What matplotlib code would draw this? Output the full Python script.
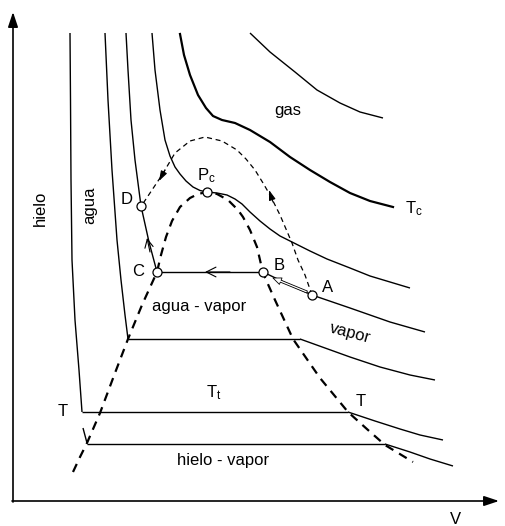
import matplotlib
matplotlib.use("Agg")
import matplotlib.pyplot as plt

plt.rcParams['font.family'] = ['Liberation Sans', 'DejaVu Sans']
plt.rcParams['mathtext.fontset'] = 'custom'
plt.rcParams['mathtext.rm'] = 'Liberation Sans'
plt.rcParams['mathtext.it'] = 'Liberation Sans'

# Isotherms in the V-P plane (screen units, P axis inverted)
iso_hielo_v = [70, 70.5, 71, 72, 75, 79, 82]
iso_hielo_p = [33, 100, 180, 260, 320, 370, 412]
triple_v = [82, 348]
triple_p = [412, 412]
iso_hielo_gas_v = [348, 375, 400, 420, 443]
iso_hielo_gas_p = [412, 421, 429, 435, 440]

iso_agua_v = [105, 108, 112, 117, 121, 125, 128]
iso_agua_p = [33, 100, 170, 240, 280, 315, 339]
plateau2_v = [128, 300]
plateau2_p = [339, 339]
iso_agua_gas_v = [300, 325, 350, 380, 410, 435]
iso_agua_gas_p = [339, 348, 357, 367, 375, 380]

iso3_v = [126, 128, 131, 135, 141, 149, 157]
iso3_p = [33, 70, 120, 160, 206, 242, 272]
plateau3_v = [157, 263]
plateau3_p = [272, 272]
iso3_gas_v = [263, 290, 312, 350, 390, 425]
iso3_gas_p = [272, 285, 295, 308, 322, 332]

iso4_v = [152, 155, 160, 165, 170, 175, 180, 186, 193, 200, 207, 217, 227,
          235, 242, 250, 260, 270, 280, 292, 310, 327, 350, 370, 390, 410]
iso4_p = [33, 70, 110, 140, 156, 167, 174, 181, 187, 190.5, 192, 193, 195,
          199, 204, 212, 221, 229, 236, 242, 251, 259, 268, 276, 282, 288]

iso_tc_v = [180, 184, 190, 198, 206, 213, 222, 235, 250, 270, 290, 310, 330,
            350, 370, 393]
iso_tc_p = [34, 55, 75, 95, 108, 116, 120, 123, 130, 142, 157, 170, 182,
            193, 201, 207]

iso_gas_v = [250, 270, 295, 317, 340, 360, 383]
iso_gas_p = [33, 52, 72, 90, 103, 112, 118]

# Sublimation line and its end
subl_v = [87, 385]
subl_p = [444, 444]
subl_gas_v = [385, 410, 430, 453]
subl_gas_p = [444, 452, 459, 466]
tick_v = [83, 87]
tick_p = [428, 443]

# Saturation dome
dome_v = [73, 80, 87, 100, 115, 128, 142, 157, 161, 166, 172, 180, 190, 198,
          207, 217, 228, 238, 243, 250, 257, 263, 275, 293, 320, 348, 368,
          385, 413]
dome_p = [472, 457, 443, 413, 373, 339, 305, 272, 255, 237, 221, 207, 198,
          194, 192, 194, 200, 210, 217, 230, 247, 273, 300, 339, 378, 412,
          430, 445, 462]

# Path around the critical point, A -> D
path_v = [312, 305, 298, 292, 280, 270, 263, 255, 246, 237, 222, 205, 190,
          175, 162, 152, 142]
path_p = [295, 275, 260, 243, 215, 195, 183, 170, 159, 150, 141, 137, 141,
          153, 175, 190, 205]

# Marked states
point_names = ['A', 'B', 'C', 'D', 'Pc']
point_v = [312, 263, 157, 141, 207]
point_p = [295, 272, 272, 206, 192]

fig = plt.figure(figsize=(5.05, 5.26), dpi=100)
ax = fig.add_axes([0, 0, 1, 1])
ax.set_xlim(0, 505)
ax.set_ylim(526, 0)
ax.axis('off')

thin = dict(color='black', lw=1.0, solid_capstyle='butt',
            solid_joinstyle='round')
for v, p in [(iso_hielo_v, iso_hielo_p), (triple_v, triple_p),
             (iso_hielo_gas_v, iso_hielo_gas_p), (iso_agua_v, iso_agua_p),
             (plateau2_v, plateau2_p), (iso_agua_gas_v, iso_agua_gas_p),
             (iso3_v, iso3_p), (plateau3_v, plateau3_p),
             (iso3_gas_v, iso3_gas_p), (iso4_v, iso4_p),
             (iso_gas_v, iso_gas_p), (subl_v, subl_p),
             (subl_gas_v, subl_gas_p), (tick_v, tick_p)]:
    ax.plot(v, p, **thin)

ax.plot(iso_tc_v, iso_tc_p, color='black', lw=1.6, solid_joinstyle='round')
ax.plot(dome_v, dome_p, color='black', lw=1.6, dashes=(4, 3))
ax.plot(path_v, path_p, color='black', lw=0.9, dashes=(4, 3))

# Axes with arrowheads
ax.annotate('', xy=(13, 12), xytext=(13, 502),
            arrowprops=dict(arrowstyle='-|>,head_length=0.9,head_width=0.3',
                            color='black', lw=1.2, shrinkA=0, shrinkB=0))
ax.annotate('', xy=(499, 501), xytext=(12, 501),
            arrowprops=dict(arrowstyle='-|>,head_length=0.9,head_width=0.3',
                            color='black', lw=1.2, shrinkA=0, shrinkB=0))

# Direction arrows along the process
ax.annotate('', xy=(205, 272), xytext=(230, 272),
            arrowprops=dict(arrowstyle='->,head_length=0.7,head_width=0.35',
                            color='black', lw=0.8, shrinkA=0, shrinkB=0))
ax.annotate('', xy=(147, 238), xytext=(150, 252),
            arrowprops=dict(arrowstyle='->,head_length=0.6,head_width=0.3',
                            color='black', lw=0.8, shrinkA=0, shrinkB=0))
ax.annotate('', xy=(273, 278), xytext=(307, 292),
            arrowprops=dict(arrowstyle='simple,head_length=0.6,head_width=0.5,tail_width=0.15',
                            fc='white', ec='black', lw=0.6, shrinkA=0, shrinkB=0))
ax.annotate('', xy=(269, 190), xytext=(273, 202),
            arrowprops=dict(arrowstyle='-|>,head_length=0.6,head_width=0.2',
                            color='black', lw=0.8, shrinkA=0, shrinkB=0))
ax.annotate('', xy=(159, 181), xytext=(165, 170),
            arrowprops=dict(arrowstyle='-|>,head_length=0.6,head_width=0.2',
                            color='black', lw=0.8, shrinkA=0, shrinkB=0))

ax.plot(point_v, point_p, 'o', ms=6.5, mfc='white', mec='black', mew=0.9,
        zorder=5)

fs = 12
ax.text(40, 208, 'hielo', rotation=90, fontsize=fs, ha='center', va='center')
ax.text(90, 205, 'agua', rotation=90, fontsize=fs, ha='center', va='center')
ax.text(288, 110, 'gas', fontsize=fs, ha='center', va='center')
ax.text(405, 213, r'T$_\mathrm{c}$', fontsize=fs, ha='left', va='baseline')
ax.text(197, 180, r'P$_\mathrm{c}$', fontsize=fs, ha='left', va='baseline')
ax.text(206, 397, r'T$_\mathrm{t}$', fontsize=fs, ha='left', va='baseline')
ax.text(127, 200, 'D', fontsize=fs, ha='center', va='center')
ax.text(138, 271, 'C', fontsize=fs, ha='center', va='center')
ax.text(279, 266, 'B', fontsize=fs, ha='center', va='center')
ax.text(328, 287, 'A', fontsize=fs, ha='center', va='center')
ax.text(199, 306, 'agua - vapor', fontsize=fs, ha='center', va='center')
ax.text(350, 333, 'vapor', rotation=-15, fontsize=fs, ha='center',
        va='center')
ax.text(63, 411, 'T', fontsize=fs, ha='center', va='center')
ax.text(361, 401, 'T', fontsize=fs, ha='center', va='center')
ax.text(223, 460, 'hielo - vapor', fontsize=fs, ha='center', va='center')
ax.text(455, 519, 'V', fontsize=fs, ha='center', va='center')

fig.savefig('out.png', dpi=100)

----

_Directions_. Without the pictures, return the listing above from its first line through the line that has "276, 282, 288]".

_Result_.
What matplotlib code would draw this? Output the full Python script.
import matplotlib
matplotlib.use("Agg")
import matplotlib.pyplot as plt

plt.rcParams['font.family'] = ['Liberation Sans', 'DejaVu Sans']
plt.rcParams['mathtext.fontset'] = 'custom'
plt.rcParams['mathtext.rm'] = 'Liberation Sans'
plt.rcParams['mathtext.it'] = 'Liberation Sans'

# Isotherms in the V-P plane (screen units, P axis inverted)
iso_hielo_v = [70, 70.5, 71, 72, 75, 79, 82]
iso_hielo_p = [33, 100, 180, 260, 320, 370, 412]
triple_v = [82, 348]
triple_p = [412, 412]
iso_hielo_gas_v = [348, 375, 400, 420, 443]
iso_hielo_gas_p = [412, 421, 429, 435, 440]

iso_agua_v = [105, 108, 112, 117, 121, 125, 128]
iso_agua_p = [33, 100, 170, 240, 280, 315, 339]
plateau2_v = [128, 300]
plateau2_p = [339, 339]
iso_agua_gas_v = [300, 325, 350, 380, 410, 435]
iso_agua_gas_p = [339, 348, 357, 367, 375, 380]

iso3_v = [126, 128, 131, 135, 141, 149, 157]
iso3_p = [33, 70, 120, 160, 206, 242, 272]
plateau3_v = [157, 263]
plateau3_p = [272, 272]
iso3_gas_v = [263, 290, 312, 350, 390, 425]
iso3_gas_p = [272, 285, 295, 308, 322, 332]

iso4_v = [152, 155, 160, 165, 170, 175, 180, 186, 193, 200, 207, 217, 227,
          235, 242, 250, 260, 270, 280, 292, 310, 327, 350, 370, 390, 410]
iso4_p = [33, 70, 110, 140, 156, 167, 174, 181, 187, 190.5, 192, 193, 195,
          199, 204, 212, 221, 229, 236, 242, 251, 259, 268, 276, 282, 288]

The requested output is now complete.